**What the task asks**
Using the records below, copy exactly the part that opens with the line holding "Recreate this image" and closes with the line holding "y_dtick = [10, 5, 5]", minus the pictures.

**Records shown**
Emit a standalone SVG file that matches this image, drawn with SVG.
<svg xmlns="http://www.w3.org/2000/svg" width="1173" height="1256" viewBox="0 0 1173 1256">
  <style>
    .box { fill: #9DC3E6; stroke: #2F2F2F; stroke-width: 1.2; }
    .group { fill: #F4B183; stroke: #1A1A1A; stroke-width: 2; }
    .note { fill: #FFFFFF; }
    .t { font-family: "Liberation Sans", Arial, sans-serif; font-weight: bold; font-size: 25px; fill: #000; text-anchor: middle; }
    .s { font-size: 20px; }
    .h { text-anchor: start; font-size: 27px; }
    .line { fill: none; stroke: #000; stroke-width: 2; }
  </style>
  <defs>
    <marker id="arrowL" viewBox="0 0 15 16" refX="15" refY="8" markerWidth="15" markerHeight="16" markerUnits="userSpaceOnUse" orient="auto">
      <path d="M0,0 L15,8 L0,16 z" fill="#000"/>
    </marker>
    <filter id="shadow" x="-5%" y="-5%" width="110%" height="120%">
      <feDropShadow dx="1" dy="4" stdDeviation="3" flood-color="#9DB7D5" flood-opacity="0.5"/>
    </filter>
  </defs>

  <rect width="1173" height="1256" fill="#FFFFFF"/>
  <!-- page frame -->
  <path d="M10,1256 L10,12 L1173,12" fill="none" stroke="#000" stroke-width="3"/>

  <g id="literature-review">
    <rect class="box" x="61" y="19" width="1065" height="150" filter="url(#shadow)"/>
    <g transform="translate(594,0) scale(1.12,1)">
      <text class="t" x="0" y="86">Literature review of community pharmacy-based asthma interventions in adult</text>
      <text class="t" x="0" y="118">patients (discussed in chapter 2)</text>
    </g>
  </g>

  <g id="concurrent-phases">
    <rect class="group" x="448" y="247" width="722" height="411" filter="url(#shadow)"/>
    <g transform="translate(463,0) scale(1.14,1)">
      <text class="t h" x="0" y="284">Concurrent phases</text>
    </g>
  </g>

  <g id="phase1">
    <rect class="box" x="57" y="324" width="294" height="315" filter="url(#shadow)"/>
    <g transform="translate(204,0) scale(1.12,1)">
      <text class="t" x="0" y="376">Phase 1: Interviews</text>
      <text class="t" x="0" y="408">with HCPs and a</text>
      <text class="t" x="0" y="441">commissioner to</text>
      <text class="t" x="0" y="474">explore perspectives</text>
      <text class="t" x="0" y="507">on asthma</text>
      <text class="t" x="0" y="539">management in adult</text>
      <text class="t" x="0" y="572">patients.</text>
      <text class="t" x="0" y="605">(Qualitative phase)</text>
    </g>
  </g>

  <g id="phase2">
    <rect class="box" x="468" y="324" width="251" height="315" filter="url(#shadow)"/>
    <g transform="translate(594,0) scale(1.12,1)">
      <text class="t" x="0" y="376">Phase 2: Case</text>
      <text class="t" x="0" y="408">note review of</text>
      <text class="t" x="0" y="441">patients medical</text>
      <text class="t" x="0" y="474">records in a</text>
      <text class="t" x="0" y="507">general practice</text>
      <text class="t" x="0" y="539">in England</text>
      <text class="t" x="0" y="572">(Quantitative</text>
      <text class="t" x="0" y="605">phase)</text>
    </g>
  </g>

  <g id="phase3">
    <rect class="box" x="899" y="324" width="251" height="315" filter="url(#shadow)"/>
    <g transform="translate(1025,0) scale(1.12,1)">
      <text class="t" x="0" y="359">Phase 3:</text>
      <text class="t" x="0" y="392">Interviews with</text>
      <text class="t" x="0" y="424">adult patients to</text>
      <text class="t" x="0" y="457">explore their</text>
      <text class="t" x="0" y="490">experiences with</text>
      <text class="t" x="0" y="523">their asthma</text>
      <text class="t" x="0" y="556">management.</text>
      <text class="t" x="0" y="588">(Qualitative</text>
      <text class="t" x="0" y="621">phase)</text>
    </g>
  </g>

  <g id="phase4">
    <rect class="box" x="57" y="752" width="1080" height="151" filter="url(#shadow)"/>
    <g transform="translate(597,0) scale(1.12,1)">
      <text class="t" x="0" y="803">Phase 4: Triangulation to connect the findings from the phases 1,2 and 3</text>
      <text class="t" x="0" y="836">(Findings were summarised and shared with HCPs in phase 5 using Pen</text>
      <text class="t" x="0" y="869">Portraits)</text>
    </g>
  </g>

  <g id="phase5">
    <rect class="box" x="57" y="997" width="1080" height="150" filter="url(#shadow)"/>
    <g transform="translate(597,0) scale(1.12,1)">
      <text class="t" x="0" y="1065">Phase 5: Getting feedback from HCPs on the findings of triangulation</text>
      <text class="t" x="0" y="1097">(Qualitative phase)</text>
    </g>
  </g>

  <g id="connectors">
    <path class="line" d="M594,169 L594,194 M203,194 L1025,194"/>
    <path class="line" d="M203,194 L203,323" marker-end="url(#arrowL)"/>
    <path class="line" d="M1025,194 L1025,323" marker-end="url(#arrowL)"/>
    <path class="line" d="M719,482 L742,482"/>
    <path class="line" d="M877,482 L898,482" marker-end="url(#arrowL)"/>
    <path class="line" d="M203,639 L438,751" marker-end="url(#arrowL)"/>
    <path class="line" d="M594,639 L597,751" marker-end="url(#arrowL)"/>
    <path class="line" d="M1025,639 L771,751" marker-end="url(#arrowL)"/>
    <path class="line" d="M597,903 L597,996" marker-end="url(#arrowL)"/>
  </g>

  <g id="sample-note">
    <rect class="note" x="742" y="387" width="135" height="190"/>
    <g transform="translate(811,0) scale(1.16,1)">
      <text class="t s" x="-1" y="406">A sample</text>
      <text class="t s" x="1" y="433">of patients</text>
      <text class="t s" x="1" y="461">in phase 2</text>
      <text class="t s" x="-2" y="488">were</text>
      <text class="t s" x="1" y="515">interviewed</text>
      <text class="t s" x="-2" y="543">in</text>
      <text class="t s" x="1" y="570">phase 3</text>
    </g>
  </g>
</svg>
==
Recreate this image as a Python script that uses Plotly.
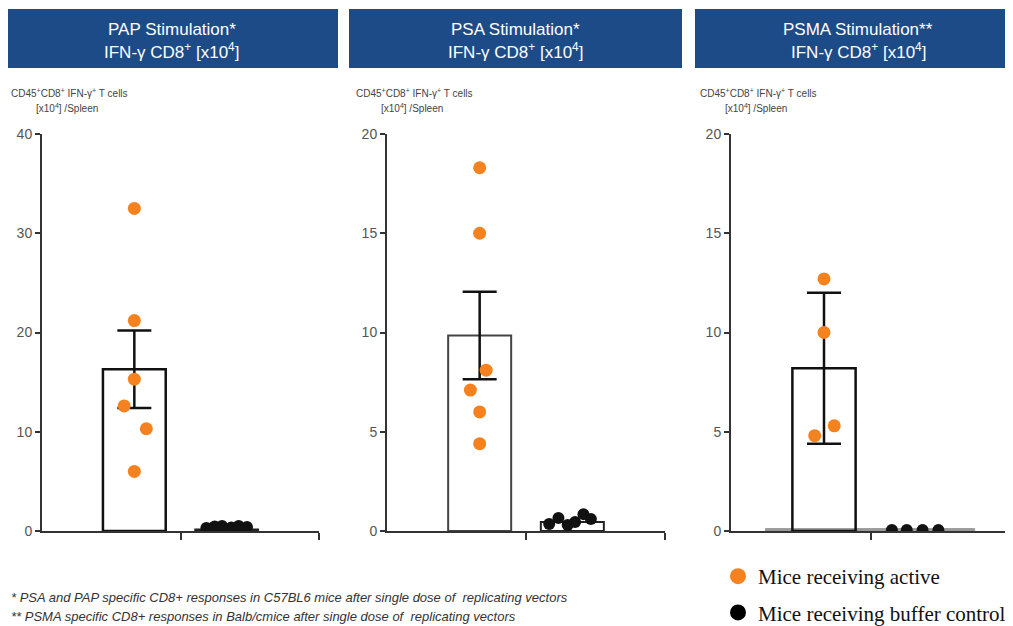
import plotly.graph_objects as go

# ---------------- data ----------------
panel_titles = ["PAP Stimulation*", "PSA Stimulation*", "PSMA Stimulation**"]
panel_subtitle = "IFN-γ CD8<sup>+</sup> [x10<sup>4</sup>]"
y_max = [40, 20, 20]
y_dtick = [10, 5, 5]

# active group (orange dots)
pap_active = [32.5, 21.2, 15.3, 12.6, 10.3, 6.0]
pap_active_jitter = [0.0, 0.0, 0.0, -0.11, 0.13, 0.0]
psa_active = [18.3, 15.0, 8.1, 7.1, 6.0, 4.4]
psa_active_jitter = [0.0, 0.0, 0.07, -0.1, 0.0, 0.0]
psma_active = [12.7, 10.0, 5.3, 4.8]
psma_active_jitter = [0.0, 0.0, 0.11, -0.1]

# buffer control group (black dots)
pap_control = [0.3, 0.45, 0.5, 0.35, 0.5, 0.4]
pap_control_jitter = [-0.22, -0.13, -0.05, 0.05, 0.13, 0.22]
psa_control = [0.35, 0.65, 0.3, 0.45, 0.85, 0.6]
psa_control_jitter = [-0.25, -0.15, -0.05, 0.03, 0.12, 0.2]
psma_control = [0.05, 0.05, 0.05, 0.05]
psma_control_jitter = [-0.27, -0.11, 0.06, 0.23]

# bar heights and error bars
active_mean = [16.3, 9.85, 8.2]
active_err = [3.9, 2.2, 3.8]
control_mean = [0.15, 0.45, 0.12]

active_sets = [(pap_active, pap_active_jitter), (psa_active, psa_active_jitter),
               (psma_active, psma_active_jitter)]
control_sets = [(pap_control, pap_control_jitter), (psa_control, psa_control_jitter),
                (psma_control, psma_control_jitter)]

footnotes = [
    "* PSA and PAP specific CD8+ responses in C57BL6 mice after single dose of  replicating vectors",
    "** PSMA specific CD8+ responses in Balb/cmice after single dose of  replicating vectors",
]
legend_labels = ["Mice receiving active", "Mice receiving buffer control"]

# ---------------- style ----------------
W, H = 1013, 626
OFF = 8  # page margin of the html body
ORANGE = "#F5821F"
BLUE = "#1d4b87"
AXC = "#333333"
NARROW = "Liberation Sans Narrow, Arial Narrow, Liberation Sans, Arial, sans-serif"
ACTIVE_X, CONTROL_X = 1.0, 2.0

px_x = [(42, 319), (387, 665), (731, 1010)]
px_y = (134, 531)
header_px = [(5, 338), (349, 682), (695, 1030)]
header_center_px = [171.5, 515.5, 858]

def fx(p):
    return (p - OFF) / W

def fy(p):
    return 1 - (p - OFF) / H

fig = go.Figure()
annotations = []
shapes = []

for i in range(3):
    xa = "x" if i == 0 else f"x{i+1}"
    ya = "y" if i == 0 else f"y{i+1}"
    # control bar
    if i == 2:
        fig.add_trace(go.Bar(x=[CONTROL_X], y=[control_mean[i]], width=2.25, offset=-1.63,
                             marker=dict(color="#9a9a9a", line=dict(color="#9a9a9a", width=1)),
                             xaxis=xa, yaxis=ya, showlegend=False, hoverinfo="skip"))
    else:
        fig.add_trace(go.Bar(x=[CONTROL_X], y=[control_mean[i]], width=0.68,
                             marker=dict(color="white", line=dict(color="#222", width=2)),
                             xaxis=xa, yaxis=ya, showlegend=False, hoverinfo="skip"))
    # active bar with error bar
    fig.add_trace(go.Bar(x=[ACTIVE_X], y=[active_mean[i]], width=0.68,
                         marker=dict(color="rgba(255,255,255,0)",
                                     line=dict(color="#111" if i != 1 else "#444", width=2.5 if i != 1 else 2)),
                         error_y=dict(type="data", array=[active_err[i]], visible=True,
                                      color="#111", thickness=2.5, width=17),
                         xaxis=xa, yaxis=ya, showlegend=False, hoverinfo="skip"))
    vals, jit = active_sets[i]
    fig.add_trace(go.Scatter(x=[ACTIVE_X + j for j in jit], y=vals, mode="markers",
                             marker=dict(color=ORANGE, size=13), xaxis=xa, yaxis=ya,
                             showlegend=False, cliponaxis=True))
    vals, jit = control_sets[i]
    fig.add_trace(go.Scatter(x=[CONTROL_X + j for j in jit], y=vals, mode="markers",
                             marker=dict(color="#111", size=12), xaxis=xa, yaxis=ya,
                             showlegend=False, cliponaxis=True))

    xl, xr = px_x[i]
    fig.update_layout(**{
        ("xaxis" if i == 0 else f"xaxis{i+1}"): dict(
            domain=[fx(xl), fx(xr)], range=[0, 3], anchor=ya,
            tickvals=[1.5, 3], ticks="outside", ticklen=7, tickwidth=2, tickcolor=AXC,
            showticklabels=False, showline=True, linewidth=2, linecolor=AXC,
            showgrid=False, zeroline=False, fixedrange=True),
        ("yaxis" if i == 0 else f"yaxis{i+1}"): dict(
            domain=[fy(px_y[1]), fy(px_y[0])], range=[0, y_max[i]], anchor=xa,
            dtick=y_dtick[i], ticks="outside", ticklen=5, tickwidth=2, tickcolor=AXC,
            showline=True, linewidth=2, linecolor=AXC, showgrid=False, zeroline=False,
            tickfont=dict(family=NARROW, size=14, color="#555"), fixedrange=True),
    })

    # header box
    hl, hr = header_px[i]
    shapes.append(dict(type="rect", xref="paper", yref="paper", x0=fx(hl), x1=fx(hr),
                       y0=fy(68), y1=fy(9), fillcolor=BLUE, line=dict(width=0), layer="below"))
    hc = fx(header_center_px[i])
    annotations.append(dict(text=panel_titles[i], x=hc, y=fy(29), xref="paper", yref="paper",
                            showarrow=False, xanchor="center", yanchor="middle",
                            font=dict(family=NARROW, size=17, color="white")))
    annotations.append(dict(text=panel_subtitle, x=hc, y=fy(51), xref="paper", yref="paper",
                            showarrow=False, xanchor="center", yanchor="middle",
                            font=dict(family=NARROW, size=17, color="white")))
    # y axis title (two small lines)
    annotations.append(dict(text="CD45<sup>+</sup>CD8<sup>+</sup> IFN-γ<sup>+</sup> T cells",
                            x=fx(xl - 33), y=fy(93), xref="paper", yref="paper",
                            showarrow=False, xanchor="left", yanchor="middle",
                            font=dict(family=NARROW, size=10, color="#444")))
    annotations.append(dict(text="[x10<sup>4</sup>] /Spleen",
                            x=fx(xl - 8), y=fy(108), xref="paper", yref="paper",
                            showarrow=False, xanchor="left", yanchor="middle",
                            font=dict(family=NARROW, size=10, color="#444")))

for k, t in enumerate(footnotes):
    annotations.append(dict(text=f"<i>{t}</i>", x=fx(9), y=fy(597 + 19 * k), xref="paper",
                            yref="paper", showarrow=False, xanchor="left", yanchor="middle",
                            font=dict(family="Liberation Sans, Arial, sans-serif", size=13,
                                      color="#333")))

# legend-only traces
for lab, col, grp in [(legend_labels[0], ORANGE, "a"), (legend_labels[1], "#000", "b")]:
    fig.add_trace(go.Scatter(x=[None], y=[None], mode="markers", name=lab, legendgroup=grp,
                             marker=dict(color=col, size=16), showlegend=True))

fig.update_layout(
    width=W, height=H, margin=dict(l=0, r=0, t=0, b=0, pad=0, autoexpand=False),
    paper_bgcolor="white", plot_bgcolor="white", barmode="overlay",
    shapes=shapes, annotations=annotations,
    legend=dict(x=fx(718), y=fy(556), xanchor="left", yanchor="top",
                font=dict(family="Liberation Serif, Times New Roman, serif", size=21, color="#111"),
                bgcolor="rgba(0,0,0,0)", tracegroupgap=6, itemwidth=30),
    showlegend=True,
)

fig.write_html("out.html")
--
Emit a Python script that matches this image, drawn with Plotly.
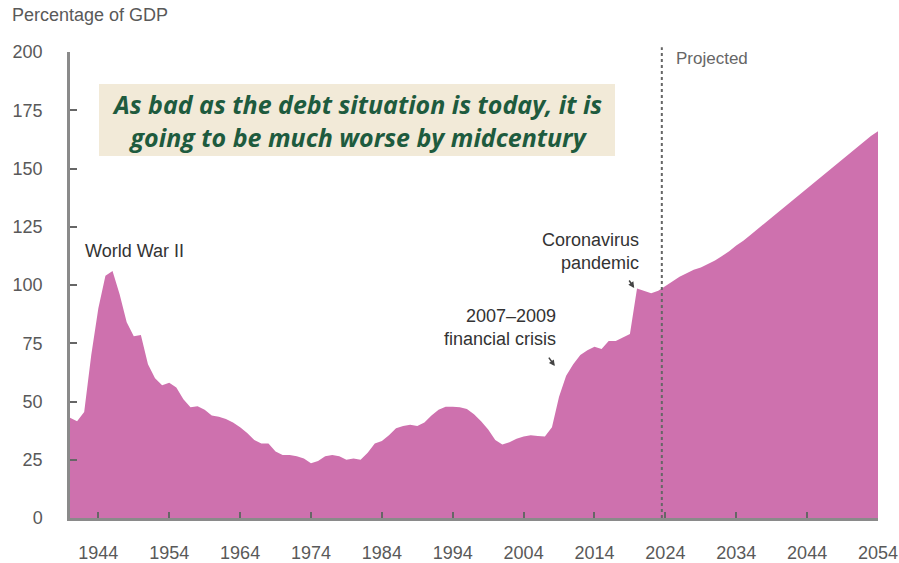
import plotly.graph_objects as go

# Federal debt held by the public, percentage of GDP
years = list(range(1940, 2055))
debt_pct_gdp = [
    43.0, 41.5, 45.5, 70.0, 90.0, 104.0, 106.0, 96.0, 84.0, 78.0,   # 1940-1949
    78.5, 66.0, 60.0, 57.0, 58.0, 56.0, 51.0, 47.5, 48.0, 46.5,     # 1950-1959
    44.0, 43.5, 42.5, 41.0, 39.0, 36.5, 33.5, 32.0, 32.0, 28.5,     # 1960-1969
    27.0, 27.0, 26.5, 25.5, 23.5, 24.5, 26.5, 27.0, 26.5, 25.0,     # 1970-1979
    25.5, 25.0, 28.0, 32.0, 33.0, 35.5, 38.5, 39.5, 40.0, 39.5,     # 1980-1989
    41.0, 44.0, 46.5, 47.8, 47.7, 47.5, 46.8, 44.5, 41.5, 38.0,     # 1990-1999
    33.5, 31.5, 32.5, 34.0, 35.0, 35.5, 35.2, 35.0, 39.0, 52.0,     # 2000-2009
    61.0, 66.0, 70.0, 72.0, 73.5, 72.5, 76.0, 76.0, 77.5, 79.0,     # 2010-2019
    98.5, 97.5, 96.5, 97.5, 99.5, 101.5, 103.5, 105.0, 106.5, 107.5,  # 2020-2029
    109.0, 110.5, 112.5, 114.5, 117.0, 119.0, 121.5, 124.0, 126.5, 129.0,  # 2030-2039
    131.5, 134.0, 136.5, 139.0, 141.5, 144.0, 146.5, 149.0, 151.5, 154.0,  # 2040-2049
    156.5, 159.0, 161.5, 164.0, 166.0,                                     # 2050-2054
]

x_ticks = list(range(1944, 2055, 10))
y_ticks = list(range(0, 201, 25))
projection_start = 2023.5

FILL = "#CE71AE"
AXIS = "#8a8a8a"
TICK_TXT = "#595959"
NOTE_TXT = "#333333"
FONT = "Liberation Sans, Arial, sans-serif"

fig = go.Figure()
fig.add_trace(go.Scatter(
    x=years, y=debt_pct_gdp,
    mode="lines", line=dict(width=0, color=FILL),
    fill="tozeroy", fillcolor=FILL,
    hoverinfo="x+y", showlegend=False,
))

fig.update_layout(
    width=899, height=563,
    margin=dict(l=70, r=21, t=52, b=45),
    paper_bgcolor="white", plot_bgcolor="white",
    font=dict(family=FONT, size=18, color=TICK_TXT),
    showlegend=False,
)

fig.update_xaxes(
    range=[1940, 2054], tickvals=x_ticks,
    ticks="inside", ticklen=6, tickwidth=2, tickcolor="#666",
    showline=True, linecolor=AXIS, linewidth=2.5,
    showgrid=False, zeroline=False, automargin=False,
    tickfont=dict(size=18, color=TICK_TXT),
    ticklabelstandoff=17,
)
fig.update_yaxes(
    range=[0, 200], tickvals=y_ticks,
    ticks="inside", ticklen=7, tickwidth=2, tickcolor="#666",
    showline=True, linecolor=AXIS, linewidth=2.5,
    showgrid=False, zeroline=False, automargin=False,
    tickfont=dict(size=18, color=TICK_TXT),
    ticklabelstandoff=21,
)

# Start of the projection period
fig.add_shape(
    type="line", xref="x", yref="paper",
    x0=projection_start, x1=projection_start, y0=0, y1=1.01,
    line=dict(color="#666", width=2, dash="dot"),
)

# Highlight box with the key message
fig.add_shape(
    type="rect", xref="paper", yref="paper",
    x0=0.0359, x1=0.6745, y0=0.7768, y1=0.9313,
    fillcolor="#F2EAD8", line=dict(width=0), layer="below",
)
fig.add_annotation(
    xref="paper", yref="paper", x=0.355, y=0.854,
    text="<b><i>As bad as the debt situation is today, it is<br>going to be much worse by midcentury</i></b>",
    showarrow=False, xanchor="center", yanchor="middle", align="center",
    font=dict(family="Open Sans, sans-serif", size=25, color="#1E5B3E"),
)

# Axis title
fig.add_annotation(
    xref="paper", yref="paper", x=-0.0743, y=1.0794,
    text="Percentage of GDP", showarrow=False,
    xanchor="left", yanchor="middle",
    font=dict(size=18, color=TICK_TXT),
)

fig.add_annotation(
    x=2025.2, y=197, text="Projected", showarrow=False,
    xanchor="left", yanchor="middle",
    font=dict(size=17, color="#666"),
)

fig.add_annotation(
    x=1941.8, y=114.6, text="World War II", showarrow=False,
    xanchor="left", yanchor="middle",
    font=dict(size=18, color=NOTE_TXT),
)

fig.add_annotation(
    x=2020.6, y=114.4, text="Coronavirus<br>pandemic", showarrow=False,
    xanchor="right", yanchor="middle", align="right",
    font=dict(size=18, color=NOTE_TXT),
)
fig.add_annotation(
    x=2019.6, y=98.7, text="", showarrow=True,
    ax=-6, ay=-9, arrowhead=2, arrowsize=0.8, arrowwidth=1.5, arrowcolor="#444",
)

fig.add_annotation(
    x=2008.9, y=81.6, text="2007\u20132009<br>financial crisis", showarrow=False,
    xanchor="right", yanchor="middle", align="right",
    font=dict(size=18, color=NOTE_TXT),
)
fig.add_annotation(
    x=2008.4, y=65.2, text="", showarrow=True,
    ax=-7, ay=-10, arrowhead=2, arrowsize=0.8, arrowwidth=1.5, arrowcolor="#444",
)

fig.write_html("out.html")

**Response below**
Recreate this image as a Python script that uses Plotly.
import plotly.graph_objects as go

# ---------------- data ----------------
panel_titles = ["PAP Stimulation*", "PSA Stimulation*", "PSMA Stimulation**"]
panel_subtitle = "IFN-γ CD8<sup>+</sup> [x10<sup>4</sup>]"
y_max = [40, 20, 20]
y_dtick = [10, 5, 5]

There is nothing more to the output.